Insured Cannot Block Coverage For Settlement By Another Insured Based On Consent and Cooperation Provisions in D&O Policy

The United States District Court for the Southern District of New York, applying New York law, has held that one Insured cannot use consent and cooperation provisions in a D&O insurance policy to block coverage for another Insured’s settlement in a bankruptcy adversary proceeding. Modell v. Argonaut Ins. Co., 2024 WL 495135 (S.D.N.Y. Feb. 8, 2024)

A sporting goods company filed for bankruptcy under Chapter 11 of the Bankruptcy Code. As part of its plan of reorganization, a litigation trustee was appointed. The litigation trustee commenced an adversary proceeding against certain former directors and officers of the company. The former directors and officers tendered the adversary proceeding to the company’s D&O carrier, which accepted coverage subject to a reservation of rights.  One of the former officers reached a settlement at mediation, which the Insurer agreed to fund. The policy provided that the Insureds had the right to: select the defense attorney or to consent to the Insurer’s choice of defense attorney, which consent shall not be unreasonably withheld; participate in, and assist in the direction of, the defense of any Claim; and consent to a settlement, which consent shall not be unreasonably withheld (the “Consent Provision”). The Policy also had a Cooperation Provision, which stated in relevant part that “[t]he Insured(s) shall not undertake to negotiate to settle, offer to settle, or settle any Claim, incur any Defense Costs or otherwise assume any contractual obligation, admit any liability, or stipulate to any judgment with respect to any Claim without the Insurer’s prior written consent, such consent not to be unreasonably withheld.” Another former officer, who was also a defendant in the adversary proceeding, sued the Insurer and the settling former officer, alleging that the settling former officer admitted liability at mediation and settled without his consent in violation of the policy. 

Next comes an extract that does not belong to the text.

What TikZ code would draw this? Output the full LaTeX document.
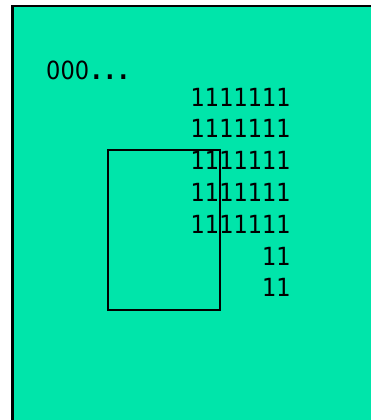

The court granted a motion to dismiss filed by the Insurer and the settling former officer. First, the court held that the Consent Provision could not be read to require one Insured’s consent as to a settlement involving another Insured.  Were it otherwise, then the same principle would apply to the entire Consent Provision, and each Insured would also have the right to select defense counsel for each other Insured and would have the right to participate in each other Insured’s defense. The court reasoned that such reading of the Consent Provision would yield an absurd result.  Second, the court held that the plaintiff had no standing to assert a violation of the Cooperation Provision and that there had been no breach of that provision alleged. The court reasoned that the Cooperation Provision required the Insurer’s consent and inured to the benefit of the Insurer. The Insurer consented to the settlement with the settling former officer.  Because there was no violation of the Cooperation Provision asserted, it was irrelevant whether there was prejudice, which could only be relevant if the Insurer—and not the non-settling Insured—was prejudiced.